Michel Gibson is seeking a fourth term as mayor of Kirkland in the upcoming November election.

The veteran politician confirmed his decision to run during a call with The 1510 West last week, but declined to comment until making an official announcement in early August.

Gibson has held the top elected seat in Kirkland for 12 years, after spending several years as a councillor. He was first elected mayor in 2013, beating incumbent John Meaney by 500 votes – a difference of just 6.7 per cent. He was acclaimed in 2017, and went on to sweep the 2021 election with more than 83 per cent of the vote.

His tenure has been marked by careful fiscal management. Annual increases in the town’s spending and residential property tax increases have kept pace with inflation since 2014, even as the Montreal Agglomeration’s slice of the town’s budget has increased gradually each year. At the same time, the municipality’s debt has more than halved since Gibson first entered office, dropping to $17.1 million in 2024 from $36.5 million in 2014.

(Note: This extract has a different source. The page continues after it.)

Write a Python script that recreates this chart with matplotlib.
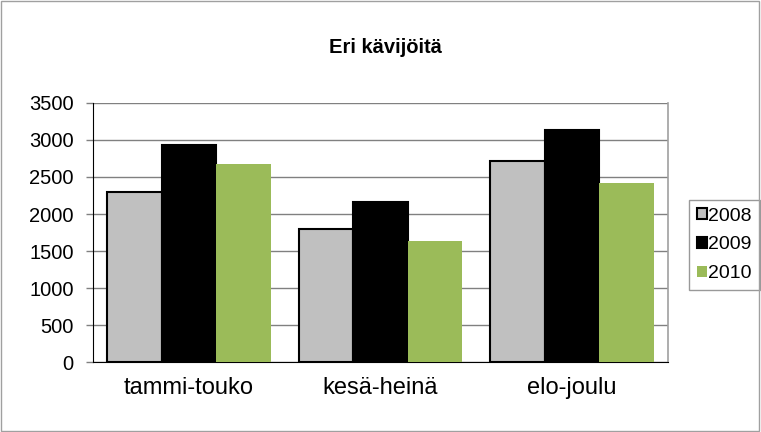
import matplotlib.pyplot as plt
import numpy as np
from matplotlib.patches import Rectangle

plt.rcParams['font.family'] = ['Liberation Sans', 'DejaVu Sans']

categories = ['tammi-touko', 'kesä-heinä', 'elo-joulu']
years = ['2008', '2009', '2010']
v2008 = [2300, 1800, 2710]
v2009 = [2930, 2160, 3130]
v2010 = [2680, 1630, 2420]
series = [v2008, v2009, v2010]
colors = ['#c0c0c0', '#000000', '#9bbb59']
edges = ['#000000', '#000000', 'none']

fig = plt.figure(figsize=(7.61, 4.32), dpi=100)
ax = fig.add_axes([0.1222, 0.162, 0.7556, 0.5996])

x = np.arange(len(categories))
w = 0.285
for i, vals in enumerate(series):
    ax.bar(x + (i - 1) * w, vals, w, color=colors[i], edgecolor=edges[i],
           linewidth=1.5 if edges[i] != 'none' else 0, label=years[i], zorder=3)

ax.set_xlim(-0.5, 2.5)
ax.set_ylim(0, 3500)
ax.set_yticks(range(0, 3501, 500))
ax.set_xticks(x)
ax.set_xticklabels(categories, fontsize=17)
ax.tick_params(axis='y', labelsize=14.5, length=5, width=1, color='#808080', pad=9)
ax.tick_params(axis='x', length=0, pad=11)
ax.yaxis.grid(True, color='#808080', linewidth=1, zorder=0)
ax.spines['top'].set_visible(False)
ax.spines['right'].set_color('#a0a0a0')
ax.spines['right'].set_linewidth(1.2)
ax.spines['left'].set_color('#000000')
ax.spines['bottom'].set_color('#000000')

fig.text(0.506, 0.891, 'Eri kävijöitä', ha='center', va='center',
         fontsize=14.5, fontweight='bold')

leg = ax.legend(loc='upper left', bbox_to_anchor=(689 / 761, 1 - 200 / 432),
                bbox_transform=fig.transFigure, fontsize=14, frameon=True,
                fancybox=False, edgecolor='#808080', handlelength=0.5,
                handleheight=0.5, handletextpad=0.1, borderpad=0.4,
                labelspacing=0.6, borderaxespad=0)
leg.get_frame().set_linewidth(1)

fig.patches.append(Rectangle((0.001, 0.002), 0.997, 0.995, transform=fig.transFigure,
                             fill=False, edgecolor='#a0a0a0', linewidth=1))

fig.savefig('out.png', dpi=100)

Gibson has also sat on numerous committees on the Montreal Agglomeration council, as well as the Communauté métropolitaine de Montréal, where he collaborated on such initiatives as the development of the West Island branch of the REM commuter train network and the adoption of the Metropolitan Land Use and Development Plan (PMAD) 2026-2046.

Under Gibson’s leadership, Kirkland voted to keep its bilingual status in 2023, which would have been lost under the province’s Bill 96, which updated Quebec’s Charter of the French Language, as fewer than 50 per cent of residents had listed English as their mother tongue in the 2021 federal census. The town also took part in a court challenge along with 22 other bilingual municipalities this past fall, calling for the suspension of several sections of the language law, arguing that it was unfairly intruding into how municipalities communicate with residents. The challenge was ultimately dismissed by the Quebec Superior Court.

No other candidates have yet publicly announced their intention to enter the race for mayor this fall.